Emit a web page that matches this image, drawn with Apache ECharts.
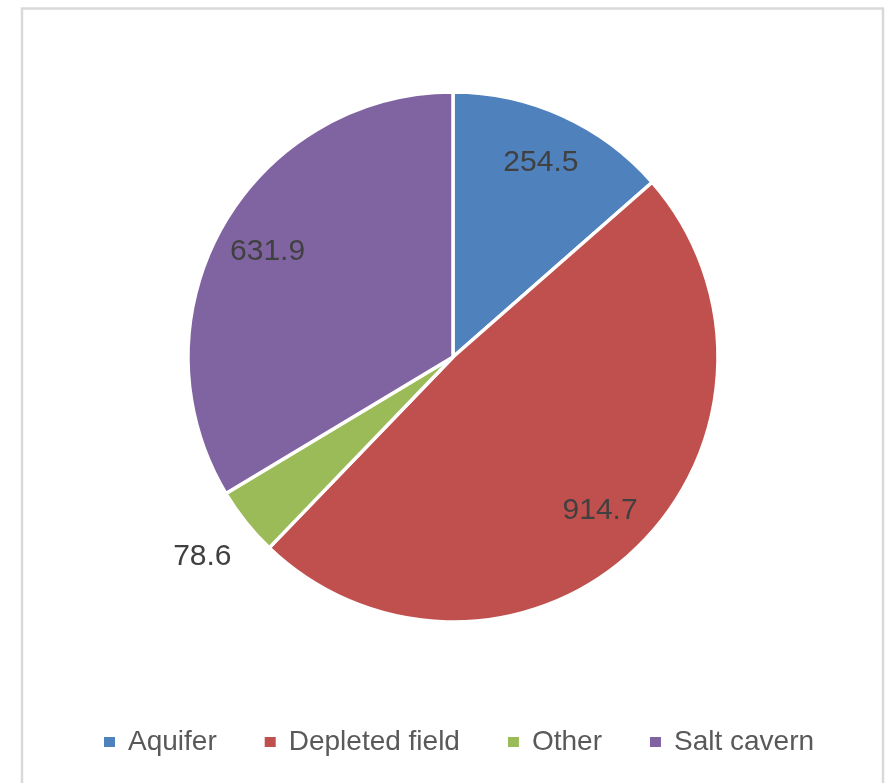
<!DOCTYPE html>
<html>
<head>
<meta charset="utf-8">
<script src="https://cdn.jsdelivr.net/npm/echarts@6/dist/echarts.min.js"></script>
<style>
  html, body { margin: 0; padding: 0; background: #ffffff; }
  #chart { width: 887px; height: 783px; }
</style>
</head>
<body>
<div id="chart"></div>
<script>
// Storage capacity by facility type
const categories = ['Aquifer', 'Depleted field', 'Other', 'Salt cavern'];
const values = [254.5, 914.7, 78.6, 631.9];
const colors = ['#4f81bd', '#c0504d', '#9bbb59', '#8064a2'];
// slices whose value label sits outside the pie
const outsideLabels = ['Other'];

const center = [453, 357];
const outerR = 265;

const pieData = categories.map((name, i) => ({
  name, value: values[i], itemStyle: { color: colors[i] }
}));

const labelFont = { fontFamily: 'Liberation Sans', fontSize: 30, color: '#404040' };

// invisible rings carrying the value labels at the right distance from the centre
const ringData = (showOutside) => categories.map((name, i) => {
  const isOut = outsideLabels.includes(name);
  return {
    name, value: values[i],
    itemStyle: { color: 'rgba(0,0,0,0)' },
    label: { show: showOutside ? isOut : !isOut }
  };
});

const chart = echarts.init(document.getElementById('chart'), null, { renderer: 'canvas' });
chart.setOption({
  animation: false,
  backgroundColor: '#ffffff',
  graphic: [{
    type: 'rect',
    shape: { x: 22, y: 8.5, width: 861, height: 800 },
    style: { fill: 'none', stroke: '#d9d9d9', lineWidth: 2.5 },
    silent: true
  }],
  legend: {
    left: 97,
    top: 723,
    icon: 'rect',
    itemWidth: 13,
    itemHeight: 12,
    itemGap: 46,
    selectedMode: false,
    textStyle: { fontFamily: 'Liberation Sans', fontSize: 28, color: '#595959', padding: [0, 0, 0, 7] },
    data: categories.map((name, i) => ({ name, itemStyle: { color: colors[i] } }))
  },
  series: [
    {
      type: 'pie',
      center, radius: [0, outerR],
      startAngle: 90, clockwise: true,
      avoidLabelOverlap: false,
      silent: true,
      itemStyle: { borderColor: '#ffffff', borderWidth: 3.5 },
      label: { show: false },
      labelLine: { show: false },
      data: pieData
    },
    {
      type: 'pie',
      center, radius: [155, outerR],
      startAngle: 90, clockwise: true,
      avoidLabelOverlap: false,
      silent: true,
      label: Object.assign({ position: 'inside', formatter: p => p.value.toFixed(1) }, labelFont),
      labelLine: { show: false },
      data: ringData(false)
    },
    {
      type: 'pie',
      center, radius: [290, 345],
      startAngle: 90, clockwise: true,
      avoidLabelOverlap: false,
      silent: true,
      label: Object.assign({ position: 'inside', formatter: p => p.value.toFixed(1) }, labelFont),
      labelLine: { show: false },
      data: ringData(true)
    }
  ]
});
</script>
</body>
</html>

### WHAT THE EXERCISE ASKS
Each line from the top of the material through the line containing "const outsideLabels = ['Other'];" should be reproduced exactly; please drop any images.

### EXPECTED ANSWER
Emit a web page that matches this image, drawn with Apache ECharts.
<!DOCTYPE html>
<html>
<head>
<meta charset="utf-8">
<script src="https://cdn.jsdelivr.net/npm/echarts@6/dist/echarts.min.js"></script>
<style>
  html, body { margin: 0; padding: 0; background: #ffffff; }
  #chart { width: 887px; height: 783px; }
</style>
</head>
<body>
<div id="chart"></div>
<script>
// Storage capacity by facility type
const categories = ['Aquifer', 'Depleted field', 'Other', 'Salt cavern'];
const values = [254.5, 914.7, 78.6, 631.9];
const colors = ['#4f81bd', '#c0504d', '#9bbb59', '#8064a2'];
// slices whose value label sits outside the pie
const outsideLabels = ['Other'];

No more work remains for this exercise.